3.1. Yimpaş Mağdurları

3.1.1 Ne olmuştu?

Yozgat’ta, Dursun Uyar’ın öncülüğünde bir grup işadamı tarafından kurulan Yozgat İhtiyaç Maddeleri Anonim Şirketi (YİMPAŞ), 1990’lı yıllarda İslami sermayenin önde gelen şirketleri arasındaydı. Şirket, 2001’den itibaren Avrupa’daki Türkler arasında “helal kazanç” adı altında binlerce kişiden topladığı milyonlarca lirayı zimmetine geçirmekle suçlandı.

YİMPAŞ Grubu Şirketleri Yönetim Kurulu Başkanı Dursun Uyar hakkında Yimpaşzedelerin açtığı davada 2002 yılında hapis cezası kararı çıktı. Davayı gören Yozgat Asliye Hukuk Mahkemesi, Uyar’ın binlerce kişiden hukuka aykırı biçimde milyarlarca Euro toplaması nedeniyle Uyar’a 2 yıl hapis cezası ve 10 bin TL para cezası verdi. Uyar’ın kararı Yargıtay’a götürmesi üzerine başlayan yargı süreci, yargının yavaş işlemesi ve Uyar’ın hukuksal boşluklardan yararlanması nedeniyle uzadıkça uzadı. Temyiz mercii olan Yargıtay, Uyar’ın savunma hakkını kullanamadığını gerekçe göstererek kararı bozdu. Davayı yeniden gören Yozgat Asliye Ceza Mahkemesi, hapis ve para cezası kararında direndi. Uyar, bu kararı da temyiz etti ve dava dosyası yeniden Yargıtay’a gitti. Yargıtay 7’nci Ceza Dairesi’nde yaklaşık 6 ay bekleyen dava bir türlü sonuçlandırılamadı. Böylece 5 yıllık zamanaşımı süresinin dolması ve Uyar’ın cezadan kurtulması olasılığı gündeme geldi.

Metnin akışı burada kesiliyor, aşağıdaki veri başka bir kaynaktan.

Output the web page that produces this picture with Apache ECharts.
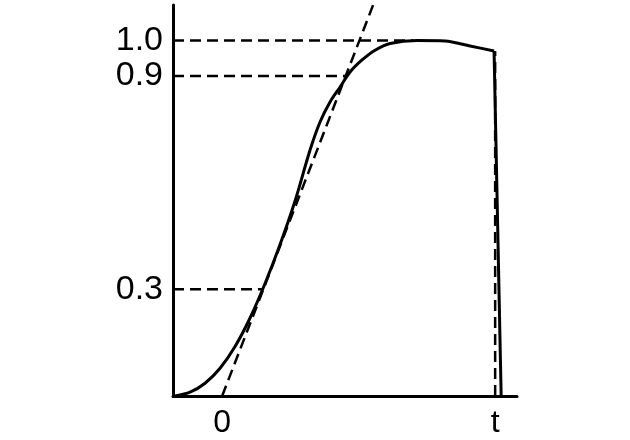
<!DOCTYPE html>
<html>
<head>
<meta charset="utf-8">
<script src="https://cdn.jsdelivr.net/npm/echarts@6/dist/echarts.min.js"></script>
<style>html,body{margin:0;padding:0;background:#fff;}#c{width:630px;height:440px;}</style>
</head>
<body>
<div id="c"></div>
<script>
// Response curve (x in units where 0 = tangent intercept, 1 = t)
const curveX = [-0.1725, -0.1176, -0.0626, -0.0077, 0.0473, 0.1022, 0.1571, 0.2121, 0.2670, 0.3220, 0.3586, 0.3952, 0.4319, 0.4685, 0.5124, 0.5601, 0.6150, 0.7139, 0.8165, 0.9081, 0.9960];
const curveY = [0, 0.0107, 0.0360, 0.0782, 0.1393, 0.2194, 0.3165, 0.4262, 0.5486, 0.6921, 0.7709, 0.8271, 0.8693, 0.9115, 0.9453, 0.9729, 0.9917, 1.0000, 0.9987, 0.9847, 0.9706];
// drop at the end
const dropX = [0.996, 1.022];
const dropY = [0.9706, 0];
// tangent (dashed)
const tangentX = [0, 0.553];
const tangentY = [0, 1.1];
// reference levels (dashed horizontals) and where they meet the curve
const levelY = [1.0, 0.9, 0.3];
const levelEndX = [0.70, 0.458, 0.148];
// vertical dashed at t
const tLineX = [1, 1];
const tLineY = [0, 0.970];
// axis labels
const xTickValues = [0, 1];
const xTickLabels = ['0', 't'];
const yTickValues = [0.3, 0.9, 1.0];
const yTickLabels = ['0.3', '0.9', '1.0'];

const xMin = -0.18, xMax = 1.08, yMin = 0, yMax = 1.1;
const zip = (a, b) => a.map((v, i) => [v, b[i]]);
const dashStyle = { color: '#000', width: 2.5, type: [11, 6] };

const series = [
  { type: 'line', data: zip(curveX, curveY), smooth: 0.3, showSymbol: false,
    lineStyle: { color: '#000', width: 3 }, z: 5 },
  { type: 'line', data: zip(dropX, dropY), showSymbol: false, lineStyle: { color: '#000', width: 3 }, z: 5 },
  { type: 'line', data: zip(tangentX, tangentY), showSymbol: false, lineStyle: dashStyle, z: 4 },
  { type: 'line', data: zip(tLineX, tLineY), showSymbol: false, lineStyle: dashStyle, z: 4 }
];
levelY.forEach((y, i) => {
  series.push({ type: 'line', data: [[xMin, y], [levelEndX[i], y]], showSymbol: false, lineStyle: dashStyle, z: 4 });
});

const chart = echarts.init(document.getElementById('c'), null, { renderer: 'canvas' });
chart.setOption({
  animation: false,
  backgroundColor: '#fff',
  grid: { left: 173, right: 113, top: 5, bottom: 44, containLabel: false },
  xAxis: {
    type: 'value', min: xMin, max: xMax,
    axisLine: { show: true, onZero: false, lineStyle: { color: '#000', width: 3 } },
    axisTick: { show: false },
    splitLine: { show: false },
    axisLabel: {
      customValues: xTickValues,
      formatter: v => xTickLabels[xTickValues.indexOf(v)] ?? '',
      color: '#000', fontSize: 32, fontFamily: 'Liberation Sans, Arial, sans-serif', margin: 11
    }
  },
  yAxis: {
    type: 'value', min: yMin, max: yMax,
    axisLine: { show: true, onZero: false, lineStyle: { color: '#000', width: 3 } },
    axisTick: { show: false },
    splitLine: { show: false },
    axisLabel: {
      customValues: yTickValues,
      formatter: v => { const i = yTickValues.findIndex(t => Math.abs(t - v) < 1e-9); return i >= 0 ? yTickLabels[i] : ''; },
      color: '#000', fontSize: 34, fontFamily: 'Liberation Sans, Arial, sans-serif', margin: 10
    }
  },
  series: series
});
</script>
</body>
</html>
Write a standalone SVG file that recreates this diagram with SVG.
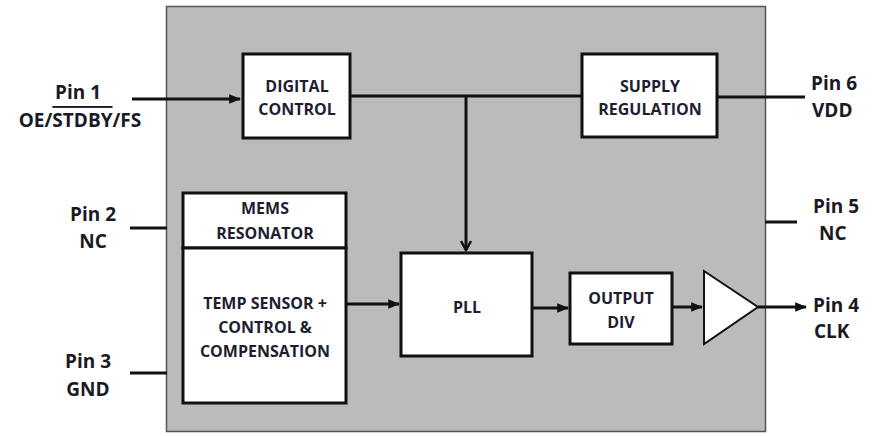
<svg xmlns="http://www.w3.org/2000/svg" width="874" height="436" viewBox="0 0 874 436">
<style>
.pin{font-family:"Open Sans","Liberation Sans",sans-serif;font-weight:bold;font-size:19px;fill:#1a1a24}
.lbl{font-family:"Open Sans","Liberation Sans",sans-serif;font-weight:bold;font-size:16px;fill:#1e1e30;text-anchor:middle}
.box{fill:#ffffff;stroke:#111111;stroke-width:3}
.wire{fill:none;stroke:#111111;stroke-width:3}
</style>
<defs>
<marker id="ah" viewBox="0 0 10 10" refX="9" refY="5" markerWidth="4" markerHeight="4" markerUnits="strokeWidth" orient="auto">
<path d="M0,1 L10,5 L0,9 z" fill="#111111"/>
</marker>
<marker id="av" viewBox="0 0 12 12" refX="10" refY="6" markerWidth="4" markerHeight="4" markerUnits="strokeWidth" orient="auto">
<path d="M1,1 L10,6 L1,11" fill="none" stroke="#111111" stroke-width="2.5"/>
</marker>
</defs>
<rect width="874" height="436" fill="#ffffff"/>
<g id="chip">
<rect x="166.5" y="6.5" width="599" height="425" fill="#bbbbbb" stroke="#555555" stroke-width="1.5"/>
</g>
<g id="connectors">
<line class="wire" x1="132" y1="99" x2="240" y2="99" marker-end="url(#ah)"/>
<line class="wire" x1="350" y1="96" x2="582" y2="96"/>
<line class="wire" x1="466" y1="96" x2="466" y2="250" marker-end="url(#av)"/>
<line class="wire" x1="717" y1="97" x2="805" y2="97"/>
<line class="wire" x1="130" y1="228" x2="167" y2="228"/>
<line class="wire" x1="130" y1="373" x2="167" y2="373"/>
<line class="wire" x1="765" y1="222" x2="797" y2="222"/>
<line class="wire" x1="346" y1="304" x2="399" y2="304" marker-end="url(#ah)"/>
<line class="wire" x1="532" y1="308" x2="568" y2="308" marker-end="url(#ah)"/>
<line class="wire" x1="672" y1="307" x2="702" y2="307" marker-end="url(#ah)"/>
<line class="wire" x1="758" y1="307" x2="806" y2="307" marker-end="url(#ah)"/>
</g>
<g id="digital-control">
<rect class="box" x="243" y="54" width="107" height="84"/>
<text class="lbl" x="297" y="92">DIGITAL</text>
<text class="lbl" x="297" y="115">CONTROL</text>
</g>
<g id="supply-regulation">
<rect class="box" x="582" y="54" width="135" height="83"/>
<text class="lbl" x="650" y="92">SUPPLY</text>
<text class="lbl" x="650" y="115">REGULATION</text>
</g>
<g id="mems-resonator">
<rect class="box" x="183" y="193" width="163" height="55"/>
<text class="lbl" x="265" y="214">MEMS</text>
<text class="lbl" x="265" y="239">RESONATOR</text>
</g>
<g id="temp-sensor">
<rect class="box" x="183" y="248" width="163" height="155"/>
<text class="lbl" x="265" y="309">TEMP SENSOR +</text>
<text class="lbl" x="265" y="333">CONTROL &amp;</text>
<text class="lbl" x="265" y="357">COMPENSATION</text>
</g>
<g id="pll">
<rect class="box" x="401" y="253" width="131" height="103"/>
<text class="lbl" x="467" y="313">PLL</text>
</g>
<g id="output-div">
<rect class="box" x="570" y="273" width="102" height="71"/>
<text class="lbl" x="621" y="304">OUTPUT</text>
<text class="lbl" x="621" y="328">DIV</text>
</g>
<g id="buffer">
<polygon points="704,271 758,307 704,344" fill="#ffffff" stroke="#111111" stroke-width="2"/>
</g>
<g id="pin1">
<text class="pin" x="78" y="99" text-anchor="middle">Pin 1</text>
<text class="pin" x="80" y="127" text-anchor="middle">OE/<tspan text-decoration="overline">STDBY</tspan>/FS</text>
</g>
<g id="pin2">
<text class="pin" x="93" y="221" text-anchor="middle">Pin 2</text>
<text class="pin" x="93" y="248" text-anchor="middle">NC</text>
</g>
<g id="pin3">
<text class="pin" x="88" y="368" text-anchor="middle">Pin 3</text>
<text class="pin" x="88" y="396" text-anchor="middle">GND</text>
</g>
<g id="pin4">
<text class="pin" x="813" y="312">Pin 4</text>
<text class="pin" x="814" y="338">CLK</text>
</g>
<g id="pin5">
<text class="pin" x="813" y="213">Pin 5</text>
<text class="pin" x="819" y="240">NC</text>
</g>
<g id="pin6">
<text class="pin" x="811" y="90">Pin 6</text>
<text class="pin" x="812" y="117">VDD</text>
</g>
</svg>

Sermaye Piyasası Kanunu’na muhalefet ve izinsiz halka arz suçundan mahkum olan ancak aldığı sağlık raporlarıyla infazı iki kez üçer ay sürelerle ertelenen Dursun Uyar, 2007 yılında Karabük’ün Eskipazar İlçesi’nde yakalandı. Dursun Uyar, sivil polis aracından inip İlçe Emniyet Amiri ile birlikte şirketine ait lüks otomobille Karabük’e gitti.

İlk mahkumiyet kararı 2002 yılında verilen ancak temyiz aşaması ve diğer nedenlerle hapis cezası bir türlü infaz edilemeyen Dursun Uyar, çarptırıldığı cezanın infazını sağlık sorunlarını gerekçe göstererek iki kez üçer aylık süreyle erteletti ve yasal olarak bir daha erteletme olanağı bulunmadığı, son erteleme süresinde teslim oldu. Dursun Uyar, cezasını çekmek istediği cezaevine kelepçesiz olarak götürüldü. Uyar, cezaevinden 9 ay 19 gün sonra tahliye edildi.

3.1.2 AK Parti’nin Tavrı

O dönem Almanya’nın en büyük gazeteleri YİMPAŞ tarafından toplanan paraların AK Parti’nin seçim kampanyasında harcandığını iddia etti. Hakkında uluslararası yakalama kararı bulunan Dursun Uyar, AK Parti Yozgat Milletvekili İlyas Arslan’ın cenaze töreninde dört bakanla namaz kıldı. Dönemin Adalet Bakanı Cemil Çiçek konuyla ilgili, “Bizim savcılara talimat verme hakkımız yok. Savcılar yayınları ihbar kabul edip işlem yapabilirler” demişti. Recep Tayyip Erdoğan ise mağdurlara “Para vermeden önce bana mı sordunuz?” demişti.

1990’lı yılların sonunda Reşat Petek, Asya Finans’ın en büyük ortağı olarak gazetelerde reklamı yapılan Yimpaş Holding A.Ş.’nin yönetim kurulu üyesiydi. Yimpaş ile FETÖ/PDY arasındaki bu ilişki 20 yıl öncesinde Yimpaş ve Asya Finans arasındaki ortaklık ilişkisi ile de örtüşüyor. Reşat Petek’e göre kendisi FETÖ/PDY tarafından kandırılanlardan biri. Bugün kendisi milletvekili ve Türkiye tarihinin en önemli olaylarından biri olan darbeyi soruşturacak komisyonun üyesi.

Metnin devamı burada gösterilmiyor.